NASA will send a solar-powered airship to explore Venus

NASA is planning on sending a solar-powered airship to explore Venus. The space agency said that even though Venus is an extremely hostile planet made of metal melting high-pressured gas, it is still a very interesting planet to explore.

It is difficult to grasp the notion of a mission to Venus, given that that the planet is known to have sulphuric acid rain, lightning bolts and temperatures of nearly 1000F. However, the mission would not involve landing on the actual surface of the planet.

“Traditionally, say if you’re going to Mars, you talk about ‘entry, descent, and landing,’ or EDL,” explained NASA scientist Dale Arney. “Obviously, in our case, ‘landing’ would represent a significant failure of the mission, so instead we have ‘entry, descent, and inflation,’ or EDI.”

Aerospace engineer at NASA Langley Research Center Chris Jones told IEEE Spectrum that not many people have observed the “relatively much more hospitable atmosphere and how you might tackle operating there for a while.”

“The vast majority of people, when they hear the idea of going to Venus and exploring, think of the surface, where it’s hot enough to melt lead and the pressure is the same as if you were almost a mile underneath the ocean,”

“Venus has value as a destination in and of itself for exploration and colonization,” said Jones. “But it’s also complementary to current Mars plans.” He added, “There are things that you would need to do for a Mars mission, but we see a little easier path through Venus.”

NASA says it will be sending solar-powered airships to explore Venus’ atmosphere and plans on eventually establishing a permanent human colony in a floating cloud city above the planet.


Photo Credit: NASA Langley Research Center

NASA has developed a High Altitude Venus Operational Concept (HAVOC), which is a solar powered aircraft resembling a blimp, to travel to the atmosphere of Venus.
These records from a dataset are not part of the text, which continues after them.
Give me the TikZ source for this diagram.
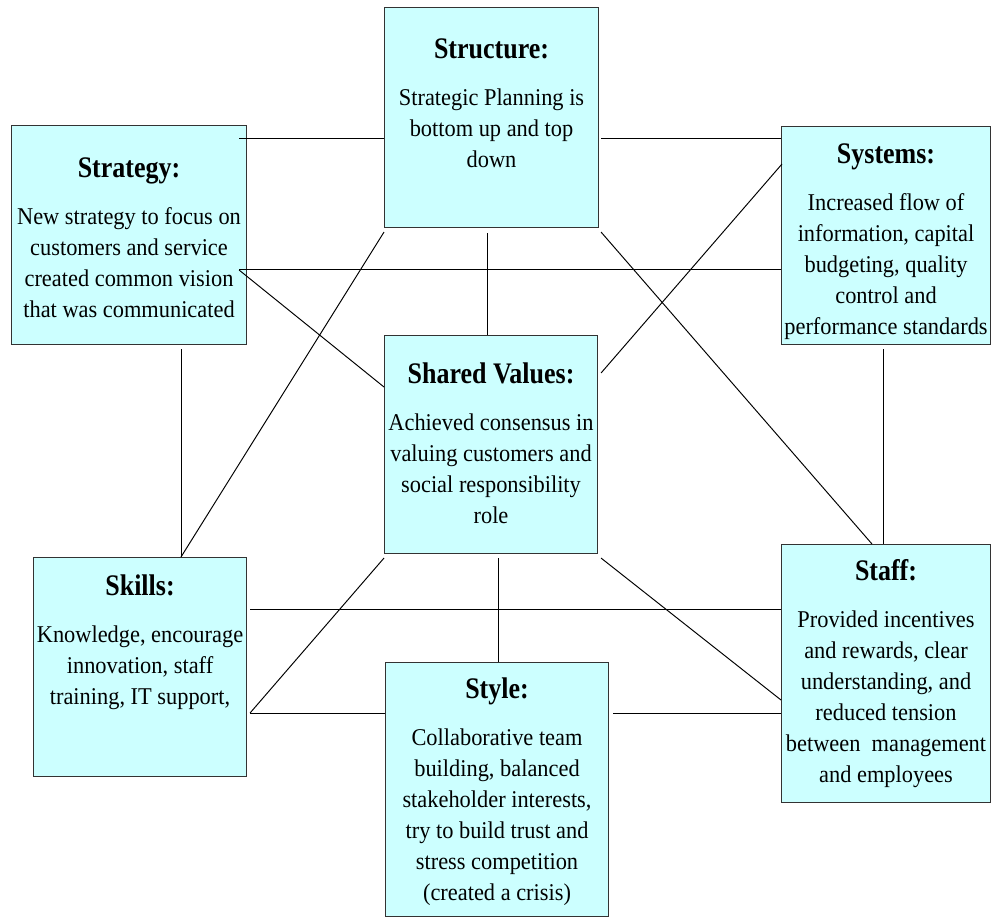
\documentclass[tikz,border=0pt]{standalone}
\usepackage{fontspec}
\setmainfont{Liberation Serif}[FakeStretch=0.93]
\newfontfamily\titlefont{Liberation Serif}[FakeStretch=0.87]
\usepackage{tikz}
\usetikzlibrary{calc}

\newlength{\pxu}
\setlength{\pxu}{0.02cm}
% #1 width, #2 height, #3 title baseline, #4 title, #5 text
\newcommand{\panel}[5]{%
  \parbox[t][#2\pxu][t]{#1\pxu}{\centering
    \fontsize{13.7}{16}\selectfont
    \baselineskip=31\pxu \lineskiplimit=-\maxdimen
    \rule{0pt}{#3\pxu}{\titlefont\fontsize{17}{20}\selectfont\bfseries #4}\par
    \vspace{16\pxu}#5}}

\definecolor{boxfill}{HTML}{CCFFFF}
\definecolor{boxline}{HTML}{333333}

\begin{document}
\begin{tikzpicture}[x=0.02cm, y=-0.02cm,
    box/.style={draw=boxline, fill=boxfill, line width=0.6pt, inner sep=0pt, anchor=north west},
    link/.style={line width=0.55pt}]
        \useasboundingbox (0,0) rectangle (992,917);

        \node[box] (structure) at (384,7) {\panel{214}{220}{51}{Structure:}{Strategic Planning is\\bottom up and top\\down}};
        \node[box] (strategy) at (11,125) {\panel{235}{219}{52}{Strategy:}{New strategy to focus on\\customers and service\\created common vision\\that was communicated}};
        \node[box] (systems) at (781,126) {\panel{209}{218}{37}{Systems:}{Increased flow of\\information, capital\\budgeting, quality\\control and\\performance standards}};
        \node[box] (shared) at (384,335) {\panel{213}{218}{48}{Shared Values:}{Achieved consensus in\\valuing customers and\\social responsibility\\role}};
        \node[box] (skills) at (33,557) {\panel{213}{219}{38}{Skills:}{Knowledge, encourage\\innovation, staff\\training, IT support,}};
        \node[box] (staff) at (781,544) {\panel{209}{258}{36}{Staff:}{Provided incentives\\and rewards, clear\\understanding, and\\reduced tension\\between~ management\\and employees}};
        \node[box] (style) at (385,662) {\panel{223}{254}{36}{Style:}{Collaborative team\\building, balanced\\stakeholder interests,\\try to build trust and\\stress competition\\(created a crisis)}};

        % top row
        \draw[link] ($(strategy.north east)+(-8,13)$) -- ($(structure.north west)+(0,131)$);
        \draw[link] ($(structure.north east)+(2,131)$) -- ($(systems.north west)+(0,12)$);
        \draw[link] ($(strategy.north east)+(-8,144)$) -- ($(systems.north west)+(0,143)$);

        % to and from the centre
        \draw[link] ($(strategy.north east)+(-8,145)$) -- ($(shared.north west)+(0,52)$);
        \draw[link] ($(structure.south west)+(103,5)$) -- ($(shared.north west)+(103,0)$);
        \draw[link] ($(systems.north west)+(1,38)$) -- ($(shared.north east)+(3,38)$);
        \draw[link] ($(shared.south west)+(0,4)$) -- ($(skills.north east)+(3,156)$);
        \draw[link] ($(shared.south west)+(114,4)$) -- ($(style.north west)+(113,0)$);
        \draw[link] ($(shared.south east)+(3,4)$) -- ($(staff.north west)+(0,156)$);

        % long diagonals and sides
        \draw[link] ($(structure.south west)+(0,4)$) -- ($(skills.north west)+(148,0)$);
        \draw[link] ($(structure.south east)+(2,4)$) -- ($(staff.north west)+(91,0)$);
        \draw[link] ($(strategy.south west)+(170,4)$) -- ($(skills.north west)+(148,0)$);
        \draw[link] ($(systems.south west)+(102,4)$) -- ($(staff.north west)+(102,0)$);

        % bottom row
        \draw[link] ($(skills.north east)+(3,52)$) -- ($(staff.north west)+(0,65)$);
        \draw[link] ($(skills.north east)+(3,156)$) -- ($(style.north west)+(0,51)$);
        \draw[link] ($(style.north east)+(4,51)$) -- ($(staff.north west)+(0,169)$);
      \end{tikzpicture}
\end{document}
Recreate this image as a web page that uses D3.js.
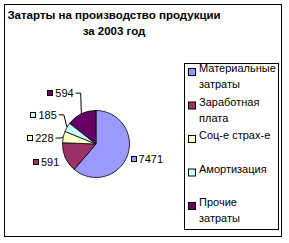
<!DOCTYPE html>
<meta charset="utf-8">
<script src="https://d3js.org/d3.v7.min.js"></script>
<style>
  body { margin: 0; background: #fff; }
  text { font-family: "Liberation Sans", Arial, sans-serif; }
</style>
<div id="chart"></div>
<script>

  // chart data
  var categories = ["Материальные затраты", "Заработная плата", "Соц-е страх-е", "Амортизация", "Прочие затраты"];
  var labels = ["7471", "591", "228", "185", "594"];
  // slice sizes as they are drawn in the picture (first slice is smaller than its label)
  var shares = [2530, 591, 228, 185, 594];
  var colors = ["#9999ff", "#993366", "#ffffcc", "#ccffff", "#660066"];
  var titleLines = ["Затарты на производство продукции", "за 2003 год"];

  // label layout: angle nudge (deg) from slice middle, distance from centre, leader line
  var labelNudge = [-4, 4, -6, -1, -9];
  var labelDist = [53, 53, 56, 60, 62];
  var labelLeader = [false, false, true, true, true];

  var width = 289, height = 243;
  var cx = 96, cy = 144, r = 33.5;

  var svg = d3.select("#chart")
    .append("svg")
      .attr("width", width)
      .attr("height", height);

  // outer frame
  svg.append("rect")
    .attr("x", 4.5).attr("y", 4.5)
    .attr("width", 277).attr("height", 232)
    .attr("fill", "#fff")
    .attr("stroke", "#000");

  // title
  svg.selectAll(".title")
    .data(titleLines)
    .enter()
    .append("text")
      .attr("class", "title")
      .attr("x", 114)
      .attr("y", function(d, i) { return 19 + i * 16; })
      .attr("text-anchor", "middle")
      .attr("font-size", "11.5px")
      .attr("font-weight", "bold")
      .text(function(d) { return d; });

  var pie = d3.pie().sort(null).value(function(d) { return d; });
  var arcs = pie(shares);
  var arc = d3.arc().innerRadius(0).outerRadius(r);

  var g = svg.append("g").attr("transform", "translate(" + cx + "," + cy + ")");

  g.selectAll("path")
    .data(arcs)
    .enter()
    .append("path")
      .attr("d", arc)
      .attr("fill", function(d, i) { return colors[i]; })
      .attr("stroke", "#000")
      .attr("stroke-width", 0.8);

  // data labels
  function polar(a, d) { return [d * Math.sin(a), -d * Math.cos(a)]; }

  arcs.forEach(function(a, i) {
    var mid = (a.startAngle + a.endAngle) / 2;
    var p = polar(mid + labelNudge[i] * Math.PI / 180, labelDist[i]);
    var lg = g.append("g");
    var t = lg.append("text")
      .attr("font-size", "11px")
      .attr("dy", "0.35em")
      .text(labels[i]);
    var tw = t.node().getComputedTextLength();
    var w = 6 + 2 + tw;
    var x0 = p[0] - w / 2;
    t.attr("x", x0 + 8).attr("y", p[1]);
    lg.append("rect")
      .attr("x", Math.round(x0) + 0.5)
      .attr("y", Math.round(p[1] - 3) + 0.5)
      .attr("width", 5).attr("height", 5)
      .attr("fill", colors[i])
      .attr("stroke", "#000");
    if (labelLeader[i]) {
      var e = polar(mid, r);
      var sx = x0 + w + 2;
      lg.append("path")
        .attr("d", "M" + sx + "," + p[1] + "H" + (sx + 5) + "L" + e[0] + "," + e[1])
        .attr("fill", "none")
        .attr("stroke", "#000");
    }
  });

  // legend
  var legX = 184, legY = 63, legW = 94, legH = 166;
  svg.append("rect")
    .attr("x", legX + 0.5).attr("y", legY + 0.5)
    .attr("width", legW).attr("height", legH)
    .attr("fill", "#fff")
    .attr("stroke", "#000");

  var items = svg.selectAll(".leg")
    .data(categories)
    .enter()
    .append("g")
      .attr("class", "leg")
      .attr("transform", function(d, i) { return "translate(" + legX + "," + (72 + i * 33.5) + ")"; });

  items.append("rect")
    .attr("x", 4.5).attr("y", -3.5)
    .attr("width", 7).attr("height", 7)
    .attr("fill", function(d, i) { return colors[i]; })
    .attr("stroke", "#000");

  items.each(function(d) {
    var t = d3.select(this).append("text")
      .attr("x", 15)
      .attr("font-size", "11px")
      .attr("dy", "0.35em");
    // wrap words to legend width
    var words = d.split(" "), line = [];
    var ts = t.append("tspan").attr("x", 15).attr("dy", 0);
    words.forEach(function(w) {
      line.push(w);
      ts.text(line.join(" "));
      if (ts.node().getComputedTextLength() > legW - 17 && line.length > 1) {
        line.pop();
        ts.text(line.join(" "));
        line = [w];
        ts = t.append("tspan").attr("x", 15).attr("dy", "16px").text(w);
      }
    });
  });

</script>
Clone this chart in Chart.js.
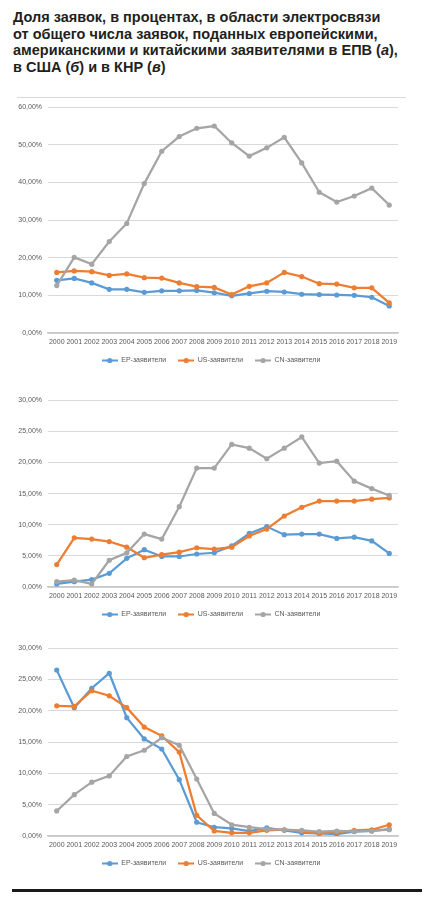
<!DOCTYPE html>
<html>
<head>
<meta charset="utf-8">
<script src="https://cdn.jsdelivr.net/npm/chart.js@4/dist/chart.umd.min.js"></script>
<style>
  body { margin: 0; width: 435px; height: 902px; background: #fff; position: relative; overflow: hidden; }
  .titulo { position: absolute; left: 13px; top: 9px; font: bold 14.5px/16.7px "Liberation Sans", Arial, sans-serif; color: #231f20; white-space: nowrap; }
  .moldura { position: absolute; left: 17px; top: 97px; width: 389px; height: 0; border-top: 1px solid #d9d9d9; }
  .grafico { position: absolute; left: 13px; width: 400px; }
  .regua { position: absolute; left: 12px; top: 889px; width: 410px; height: 3px; background: #1a1a1a; }
</style>
</head>
<body>
<div class="titulo">Доля заявок, в процентах, в области электросвязи<br>от общего числа заявок, поданных европейскими,<br>американскими и китайскими заявителями в ЕПВ (<i>а</i>),<br>в США (<i>б</i>) и в КНР (<i>в</i>)</div>
<div class="moldura"></div>
<div class="grafico" style="top:97px;height:277px"><canvas class="grafico-a"></canvas></div>
<div class="grafico" style="top:390px;height:238px"><canvas class="grafico-b"></canvas></div>
<div class="grafico" style="top:638px;height:239px"><canvas class="grafico-c"></canvas></div>
<div class="regua"></div>

<script>
// dados
const anos = ['2000', '2001', '2002', '2003', '2004', '2005', '2006', '2007', '2008', '2009',
  '2010', '2011', '2012', '2013', '2014', '2015', '2016', '2017', '2018', '2019'];
const nomesSeries = ['EP-заявители', 'US-заявители', 'CN-заявители'];

// (а) ЕПВ
const epA = [14.0, 14.5, 13.3, 11.6, 11.6, 10.8, 11.2, 11.2, 11.3, 10.7, 9.9, 10.5, 11.1, 10.9, 10.3, 10.2, 10.1, 10.0, 9.5, 7.2];
const usA = [16.1, 16.5, 16.3, 15.3, 15.7, 14.7, 14.6, 13.3, 12.3, 12.1, 10.2, 12.4, 13.3, 16.1, 15.0, 13.1, 13.0, 12.0, 12.0, 8.0];
const cnA = [12.6, 20.1, 18.3, 24.3, 29.1, 39.7, 48.3, 52.2, 54.4, 55.0, 50.5, 47.0, 49.2, 52.0, 45.2, 37.4, 34.8, 36.4, 38.5, 34.0];

// (б) США
const epB = [0.5, 0.85, 1.2, 2.2, 4.6, 6.0, 4.9, 4.9, 5.3, 5.5, 6.6, 8.6, 9.7, 8.4, 8.5, 8.5, 7.8, 8.0, 7.4, 5.4];
const usB = [3.6, 7.9, 7.7, 7.3, 6.4, 4.7, 5.2, 5.6, 6.3, 6.1, 6.4, 8.2, 9.3, 11.4, 12.8, 13.8, 13.8, 13.8, 14.1, 14.3];
const cnB = [0.85, 1.1, 0.5, 4.3, 5.5, 8.5, 7.7, 12.9, 19.1, 19.1, 22.9, 22.3, 20.6, 22.3, 24.1, 19.9, 20.2, 17.0, 15.8, 14.7];

// (в) КНР
const epC = [26.5, 20.5, 23.6, 26.0, 18.9, 15.5, 13.9, 9.0, 2.2, 1.4, 1.2, 0.8, 1.3, 0.9, 0.5, 0.4, 0.3, 0.7, 0.8, 1.1];
const usC = [20.8, 20.7, 23.2, 22.4, 20.5, 17.4, 16.0, 13.4, 3.3, 0.8, 0.5, 0.5, 0.9, 1.0, 0.75, 0.4, 0.6, 0.9, 1.0, 1.8];
const cnC = [4.0, 6.6, 8.6, 9.6, 12.7, 13.7, 15.7, 14.5, 9.1, 3.6, 1.8, 1.4, 1.1, 1.0, 0.9, 0.7, 0.8, 0.75, 0.8, 1.0];

const cores = ['#5b9bd5', '#ed7d31', '#a5a5a5'];
const fonte = { family: '"Liberation Sans", Arial, sans-serif', size: 7 };

// marcador da legenda: linha com bolinha, como no Excel
function criarMarcador(cor) {
  const c = document.createElement('canvas');
  c.width = 16;
  c.height = 7;
  const ctx = c.getContext('2d');
  ctx.strokeStyle = cor;
  ctx.lineWidth = 2;
  ctx.beginPath();
  ctx.moveTo(0, 3.5);
  ctx.lineTo(16, 3.5);
  ctx.stroke();
  ctx.fillStyle = cor;
  ctx.beginPath();
  ctx.arc(8, 3.5, 2.6, 0, Math.PI * 2);
  ctx.fill();
  return c;
}
const marcadores = cores.map(criarMarcador);

// a legenda do Excel fica centrada na moldura, não na área do gráfico
const centrarLegenda = {
  id: 'centrarLegenda',
  afterLayout(chart) {
    chart.legend.left += 3.5;
    chart.legend.right += 3.5;
  }
};

function montarGrafico(seletor, series, maximo, passo) {
  new Chart(document.querySelector(seletor), {
    type: 'line',
    data: {
      labels: anos,
      datasets: series.map((valores, i) => ({
        label: nomesSeries[i],
        data: valores,
        borderColor: cores[i],
        backgroundColor: cores[i],
        borderWidth: 2.25,
        pointRadius: 2.6,
        pointBorderWidth: 0,
        tension: 0,
        order: 3 - i
      }))
    },
    plugins: [centrarLegenda],
    options: {
      responsive: true,
      maintainAspectRatio: false,
      animation: false,
      layout: { padding: { top: 9, left: 4, right: 15, bottom: 0 } },
      plugins: {
        tooltip: { enabled: false },
        legend: {
          position: 'bottom',
          labels: {
            usePointStyle: true,
            pointStyleWidth: 16,
            padding: 12,
            color: '#595959',
            font: fonte,
            sort: (a, b) => a.datasetIndex - b.datasetIndex,
            generateLabels: (chart) => {
              const itens = Chart.defaults.plugins.legend.labels.generateLabels(chart);
              itens.forEach(it => { it.pointStyle = marcadores[it.datasetIndex]; });
              return itens;
            }
          }
        }
      },
      scales: {
        x: {
          offset: true,
          grid: { display: false, drawTicks: false },
          border: { display: true, color: '#c8c8c8', width: 1.5 },
          ticks: { color: '#595959', font: fonte, padding: 5, autoSkip: false, maxRotation: 0, minRotation: 0 },
          afterFit: (escala) => { escala.height = 12; }
        },
        y: {
          min: 0,
          max: maximo,
          grid: { color: '#d9d9d9', lineWidth: 1, drawTicks: false },
          border: { display: false },
          ticks: {
            stepSize: passo,
            color: '#595959',
            font: fonte,
            padding: 6,
            callback: (v) => v.toFixed(2).replace('.', ',') + '%'
          },
          afterFit: (escala) => { escala.width = 31; }
        }
      }
    }
  });
}

montarGrafico('.grafico-a', [epA, usA, cnA], 60, 10);
montarGrafico('.grafico-b', [epB, usB, cnB], 30, 5);
montarGrafico('.grafico-c', [epC, usC, cnC], 30, 5);
</script>
</body>
</html>
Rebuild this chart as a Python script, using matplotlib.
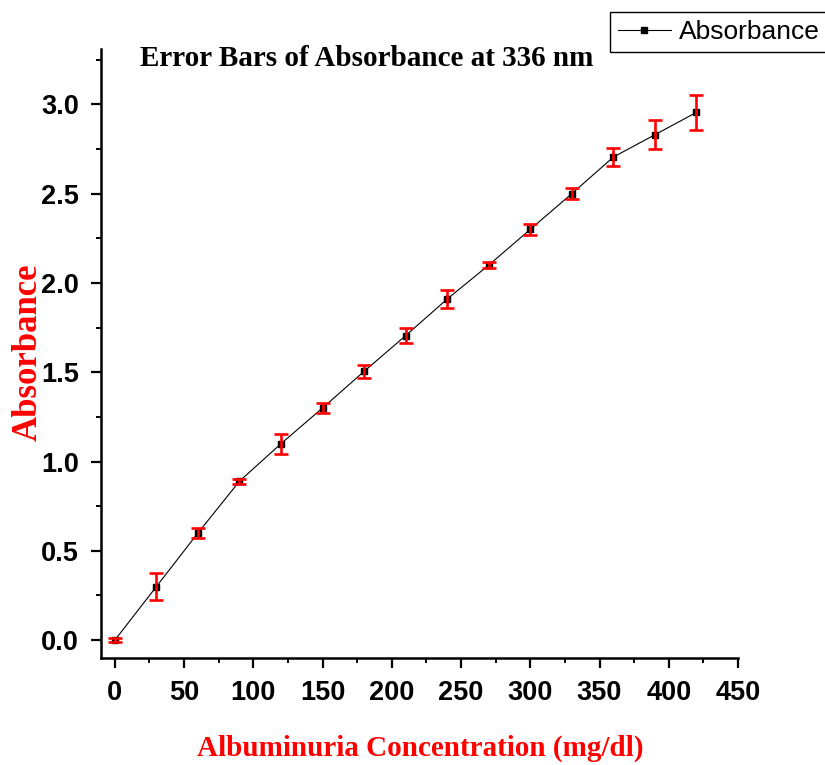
import numpy as np
import matplotlib.pyplot as plt
from matplotlib.ticker import MultipleLocator

# albuminuria concentration (mg/dl) and absorbance at 336 nm
conc = [0, 30, 60, 90, 120, 150, 180, 210, 240, 270, 300, 330, 360, 390, 420]
absorb = [0.0, 0.30, 0.60, 0.89, 1.10, 1.30, 1.505, 1.705, 1.91, 2.10, 2.30, 2.50, 2.705, 2.83, 2.955]
err = [0.01, 0.074, 0.026, 0.015, 0.055, 0.026, 0.035, 0.04, 0.05, 0.018, 0.029, 0.031, 0.05, 0.082, 0.096]

fig = plt.figure(figsize=(8.25, 7.65), dpi=100)
ax = fig.add_axes([101/825, 1 - 658/765, (738 - 101)/825, (658 - 49)/765])

line, = ax.plot(conc, absorb, color='black', lw=0.8, marker='s', ms=4.8,
                mfc='black', mec='black', label='Absorbance', zorder=2)
ax.errorbar(conc, absorb, yerr=err, fmt='none', ecolor='red', elinewidth=1.9,
            capsize=5, capthick=1.9, zorder=3)

ax.set_xlim(-10, 450)
ax.set_ylim(-0.1, 3.31)
ax.xaxis.set_major_locator(MultipleLocator(50))
ax.xaxis.set_minor_locator(MultipleLocator(25))
ax.yaxis.set_major_locator(MultipleLocator(0.5))
ax.yaxis.set_minor_locator(MultipleLocator(0.25))
ax.yaxis.set_major_formatter(plt.FormatStrFormatter('%.1f'))

for side in ['top', 'right']:
    ax.spines[side].set_visible(False)
for side in ['left', 'bottom']:
    ax.spines[side].set_linewidth(1.8)
ax.tick_params(which='major', length=7, width=1.6, direction='out', pad=9)
ax.tick_params(which='minor', length=3.5, width=1.4, direction='out')
for lbl in ax.get_xticklabels() + ax.get_yticklabels():
    lbl.set_family('Liberation Sans')
    lbl.set_fontweight('bold')
    lbl.set_fontsize(19.5)

fig.text(367/825, 1 - 59/765, 'Error Bars of Absorbance at 336 nm', family='Liberation Serif',
         fontweight='bold', fontsize=21, ha='center', va='center')
fig.text(28/825, 1 - 352/765, 'Absorbance', family='Liberation Serif', fontweight='bold',
         fontsize=25, color='red', rotation=90, ha='center', va='center')
fig.text(420/825, 1 - 748/765, 'Albuminuria Concentration (mg/dl)', family='Liberation Serif',
         fontweight='bold', fontsize=21, color='red', ha='center', va='center')

leg = fig.legend(handles=[line], loc='upper left', bbox_to_anchor=(610/825, 1 - 12/765),
                 borderaxespad=0, fancybox=False, edgecolor='black', framealpha=1,
                 borderpad=0.3, handlelength=2.0, handletextpad=0.3,
                 prop={'family': 'Liberation Sans', 'size': 19})
leg.get_frame().set_linewidth(1.0)

fig.savefig('out.png', dpi=100)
The aircraft makes sense given that there is plenty of sun above the clouds in Venus’s upper atmosphere. As the planet is closer to the sun than earth, Venus gets 40 percent more solar power than Earth and 240 percent more solar power than Mars.

Scientists at NASA believe that humans can inhabit floating cloud cities (at around 50km above the planet’s surface) in Venus’s atmosphere.

Radar image of the surface of Venus

Radar image of the surface of Venus. Photo Credit: NASA/Jet Propulsion Laboratory

In its initial phase the HAVOC mission will send a robot to explore the atmosphere of the planet. NASA will then deploy a shuttle with two astronauts on a month mission to Venus. This will help scientists collect data on whether there is a possibility of creating a colony.

Next, the space agency will send a crew of two more astronauts to spend a year in the atmosphere and one day a human colony in a cloud city could be established.